Amedeo Modigliani in early 1900s
Art born out of outsiderdom and bohemian raggedness … Amedeo Modigliani in the early 1900s. Photograph: Bettmann/Corbis

Ten years after this revolution, the world had become a darker place. Modigliani was too ill to serve in the first world war, and his art is a reminder not to assume it affected every artist in the same way. One response to this massacre of youth was Dada, which expressed the despair of a doomed generation in brutal collages. Another was to escape into a world of desperate hedonism. Modigliani and his lover Jeanne Hébuterne lived this way in Paris, just as the equally sex-obsessed Egon Schiele was drawing inflammatory nudes in Austria. Both died soon after the war their ill health kept them out of. Both left a truly modernist message that art and life are the same thing – and that the big world of war and history is alien to both.

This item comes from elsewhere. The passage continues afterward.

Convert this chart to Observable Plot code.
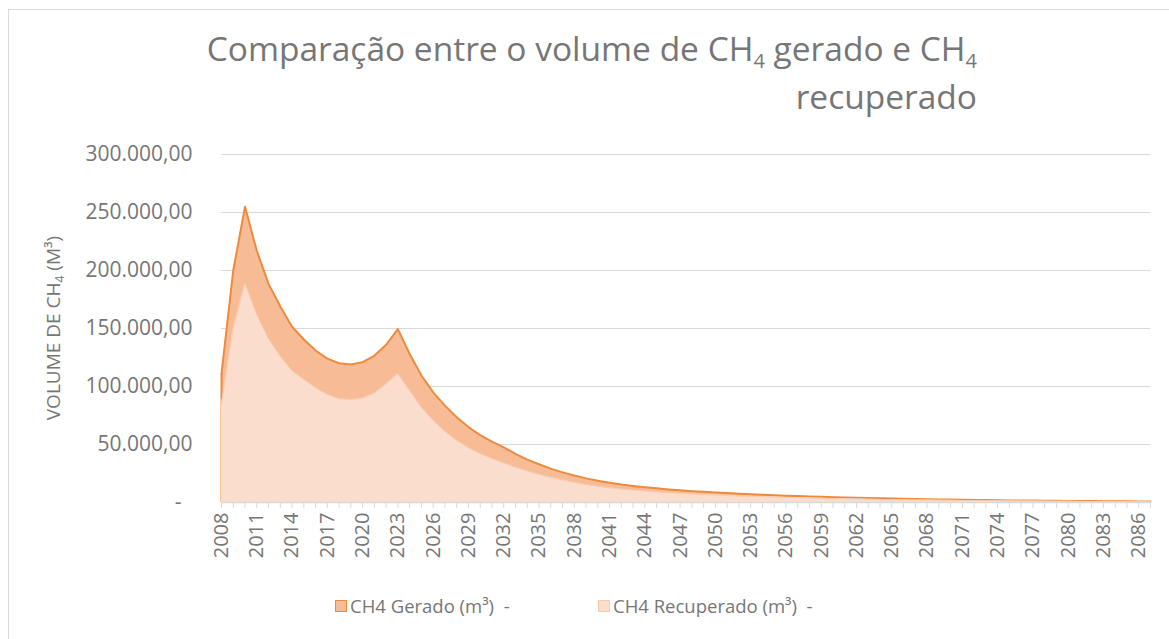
<!DOCTYPE html>
<html>
<head>
<meta charset="utf-8">
<script src="https://cdn.jsdelivr.net/npm/d3@7"></script>
<script src="https://cdn.jsdelivr.net/npm/@observablehq/plot@0.6"></script>
<style>
  body { margin: 0; background: #fff; }
  #wrap { position: relative; width: 1169px; height: 639px; overflow: hidden; background: #fff; font-family: "Open Sans", sans-serif; color: #767676; }
  #frame { position: absolute; left: 8px; top: 9px; width: 1300px; height: 800px; border: 1px solid #d9d9d9; }
  #title { position: absolute; right: 192px; top: 24px; text-align: right; font-size: 33.5px; line-height: 48px; color: #767676; white-space: nowrap; }
  #title sub { font-size: 20px; vertical-align: -7px; line-height: 0; }
  #chart { position: absolute; left: 0; top: 140px; }
  #legend { position: absolute; top: 593px; left: 0; width: 1169px; font-size: 18.5px; color: #767676; }
  .item { position: absolute; top: 0; white-space: pre; }
  .sw { position: absolute; top: 7px; width: 10px; height: 10px; }
</style>
</head>
<body>
<div id="wrap">
  <div id="frame"></div>
  <div id="title">Comparação entre o volume de CH<sub>4</sub> gerado e CH<sub>4</sub><br>recuperado</div>
  <div id="chart"></div>
  <div id="legend"></div>
</div>
<script>
const years = d3.range(2008, 2088);
const gerado = [
  111000, 200000, 255000, 217000, 188500, 169000, 151500, 140500, 131000, 124000,
  120000, 119000, 121000, 126500, 136000, 149500, 128000, 109500, 95000, 83500,
  73500, 65000, 58000, 52500, 47500, 42000, 37000, 33000, 29200, 26000,
  23200, 20800, 18700, 17000, 15500, 14300, 13200, 12200, 11300, 10500,
  9800, 9200, 8600, 8100, 7600, 7100, 6700, 6300, 5900, 5600,
  5200, 4900, 4600, 4350, 4100, 3850, 3600, 3400, 3200, 3000,
  2800, 2650, 2500, 2350, 2200, 2050, 1950, 1830, 1720, 1620,
  1520, 1430, 1350, 1270, 1190, 1120, 1050, 990, 930, 880
];
const recuperado = [
  85000, 150000, 189000, 162000, 141000, 126000, 113500, 106000, 99000, 93000,
  89500, 88500, 90000, 94000, 102000, 111000, 96500, 82000, 70700, 61200,
  53400, 47100, 42000, 37800, 34000, 30400, 27100, 24200, 21600, 19300,
  17200, 15400, 13900, 12600, 11500, 10600, 9800, 9000, 8400, 7800,
  7300, 6800, 6400, 6000, 5600, 5300, 5000, 4700, 4400, 4150,
  3850, 3650, 3400, 3200, 3050, 2850, 2650, 2500, 2350, 2200,
  2050, 1950, 1850, 1750, 1650, 1520, 1450, 1350, 1270, 1200,
  1120, 1060, 1000, 940, 880, 830, 780, 730, 690, 650
];
const yTicks = [0, 50000, 100000, 150000, 200000, 250000, 300000];
const xLabelYears = d3.range(2008, 2088, 3);
const seriesNames = ["CH4 Gerado (m³)  -", "CH4 Recuperado (m³)  -"];
const colors = {
  geradoFill: "#F7BC96", geradoLine: "#EE8A3D",
  recFill: "#FBDDCD", recLine: "#F7CBB0"
};

const data = years.map((year, i) => ({year, gerado: gerado[i], recuperado: recuperado[i]}));
const pt = d3.formatLocale({decimal: ",", thousands: ".", grouping: [3], currency: ["R$", ""]});
const fmt = pt.format(",.2f");
const tickFormat = d => d === 0 ? "-\u00a0\u00a0" : fmt(d);

const chart = Plot.plot({
  width: 1169,
  height: 440,
  marginLeft: 221,
  marginRight: 19,
  marginTop: 14,
  marginBottom: 78,
  x: {domain: [2008, 2087]},
  y: {domain: [0, 300000]},
  style: {fontFamily: "'Open Sans', sans-serif", fontSize: "20px", color: "#767676", background: "transparent"},
  marks: [
    Plot.gridY(yTicks, {stroke: "#d9d9d9", strokeOpacity: 1, strokeWidth: 1}),
    Plot.areaY(data, {x: "year", y: "gerado", fill: colors.geradoFill, curve: "linear"}),
    Plot.lineY(data, {x: "year", y: "gerado", stroke: colors.geradoLine, strokeWidth: 2}),
    Plot.ruleX(data.slice(0, 1), {x: "year", y1: 0, y2: "gerado", stroke: colors.geradoLine, strokeWidth: 2}),
    Plot.areaY(data, {x: "year", y: "recuperado", fill: colors.recFill}),
    Plot.lineY(data, {x: "year", y: "recuperado", stroke: colors.recLine, strokeWidth: 1}),
    Plot.ruleY([0], {stroke: "#d9d9d9", strokeWidth: 1.5}),
    Plot.axisY(yTicks, {tickSize: 0, tickPadding: 29, tickFormat, label: null, fontSize: 21}),
    Plot.axisX(years, {tickSize: 6, stroke: "#d9d9d9", tickFormat: () => "", label: null}),
    Plot.axisX(xLabelYears, {tickSize: 0, tickPadding: 10, tickRotate: -90, tickFormat: d => String(d), label: null, fontSize: 20})
  ]
});
document.getElementById("chart").appendChild(chart);

// y-axis title with subscript / superscript
const svg = d3.select(chart);
const yl = svg.append("text")
  .attr("transform", "translate(60,188) rotate(-90)")
  .attr("text-anchor", "middle")
  .attr("fill", "#767676")
  .attr("font-size", 19)
  .attr("font-family", "'Open Sans', sans-serif");
yl.append("tspan").text("VOLUME DE CH");
yl.append("tspan").attr("font-size", 12).attr("dy", 4).text("4");
yl.append("tspan").attr("dy", -4).text(" (M³)");

// legend
const legend = document.getElementById("legend");
const legendItems = [
  {name: seriesNames[0], fill: colors.geradoFill, stroke: colors.geradoLine, left: 335},
  {name: seriesNames[1], fill: colors.recFill, stroke: colors.recLine, left: 598}
];
for (const it of legendItems) {
  const sw = document.createElement("div");
  sw.className = "sw";
  sw.style.left = it.left + "px";
  sw.style.background = it.fill;
  sw.style.border = "1px solid " + it.stroke;
  legend.appendChild(sw);
  const t = document.createElement("div");
  t.className = "item";
  t.style.left = (it.left + 15) + "px";
  t.textContent = it.name;
  legend.appendChild(t);
}
</script>
</body>
</html>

It would be easy to accuse the art market of a covert conservatism in falling for Modigliani’s nude. Shouldn’t the anonymous Chinese buyer be forking out for some truly “radical” work like Duchamp’s urinal (which also dates from 1917)? But it is an adolescent travesty of the story of modern art to see it as one succession of fragmentations, destructions and rejections. The first modern artists had an immense appetite for visual luxury. No paintings have ever been easier on the eye than the great modernist nudes. The art market has got it right, if you can stomach all those zeros. This is one of the great modern paintings and it is worth any sum you like.

Modigliani painted Nu couché in a world at war – a world of propaganda, guns and mass slaughter. Through an absinthe haze, he insists that he is not part of the massacre, not party to the hate. What he sees is his lover in her majesty, become Venus or some Tahitian fantasy. Her eyes are portals of forgetting. Modigliani is a religious artist and his religion is desire. This is a beautiful act of defiance.